By Bryan Spann, Fort Meade Public Affairs    

ACFT Training Team visits Fort Meade

A military training team (MTT) from Fort Eustis, Va., used a week-long stay at Fort Meade to train unit NCO's and officers on the new Army Combat Fitness Test (ACFT).

The Army completed the distribution and fielding of equipment needed for the new test in June. But because of Covid-19, training on the new test was suspended.

“We actually came to kind of a halt there for the last three to four months,” said Sgt. First Class Joseph Brown, NCO in charge of the training team. “In the last couple of weeks we've kind of picked back up and now we're getting back out to units to conduct the training.

“For the last year and half, almost two years, we've been traveling.  We were just at Fort Belvoir, in a couple of weeks we'll be at APG (Aberdeen Proving Grounds), also going out to California, Montana. We've also gone out to Germany – so we're kinda making the rounds.”

The training team's goals are the same at Fort Meade as they are at every installation. Team officer-in-charge, Lt. Col. Joseph Flores said, “We want them to train to the standard and because this is a new test, a lot of soldiers aren't familiar with the events.”

The new ACFT features six events – a three-repetition dead lift, standing power throw, hand release push-ups, a sprint-drag-carry event, leg tuck and a two-mile run.
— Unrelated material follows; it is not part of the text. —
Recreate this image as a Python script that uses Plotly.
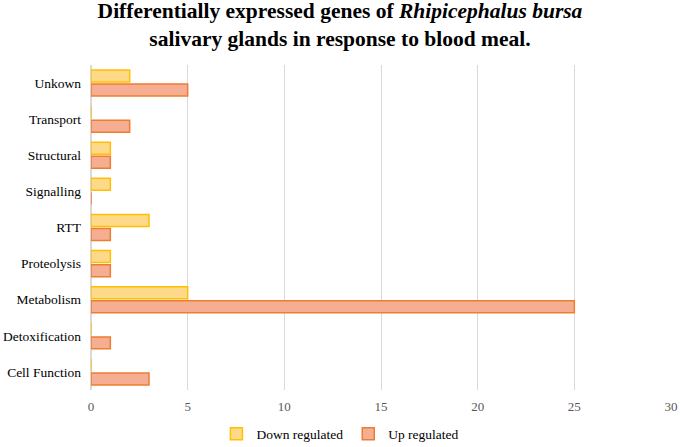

“We want to know that they can execute them themselves and they can teach their units,” said Flores. “This is a train-the-trainer course. Our teams are going to be gone after next year, so we expect this to proliferate. We train them, they go back and train their units and those soldiers can then train others in their unit or even other units if they want to collaborate on the training. Our focus is to make sure they know the standards and are training to the standards.”

All installations receive four days of training. “They receive training on the ACFT, specifically the exercises and the standards.  We also go through scoring, lane set up, NCOIC and OIC to set up the field and what that entails. It just gives a good feeling of (you know) what to expect and what to do when they go back to their units,” says SFC Brown.

The training team welcomed a special visitor mid-way through the training at Fort Meadew – Col. David Feltwell, the command physical therapist for the Center for Initial Military Training, U.S. Army Training and Doctrine Command. Feltwell is part of the Army team that will be looking at all the data from the first year of using the new test.

“This has been a 10-year process,” said Feltwell. “The research, the basic science has been done. What we're doing now is collecting data, not just on 63 units but on the whole Army. So we go from several tens of thousands of potential data points to a couple of million. That's the big thing. So, collecting data on the whole force across a year is going to confirm that we've got everything right in terms of the grading.”

In Feltwell's view, the new test is a lot more fun as well as competitive. “You're being challenged in ways you haven't before, you get to play with equipment, you get to compete in a way, across all the fitness components. So, if you're particularly good at one thing, you're going to have a chance to demonstrate that in this test. If you're not so strong in something and someone else is, they'll obviously be able to compete against you.  So there is a sense of it being more of a complete and competitive test. You're out on the field doing things you haven’t been tested on before – movements, carrying, pulling, pushing – all of things you have to do in combat has been reverse engineered into this test.”

The biggest challenge for the training team? According to Brown, one challenge is the weather, but it's not the only one.

“We're trying to keep people hydrated...the unit here has been great with supporting the fielding of all the equipment we need,” said Brown. “Everyone is still kind of wondering if this is really happening, but we do know that it's going to take effect Oct. 1 of this year.

“It's getting people to buy in, it's a change in culture, that's the challenge right now.”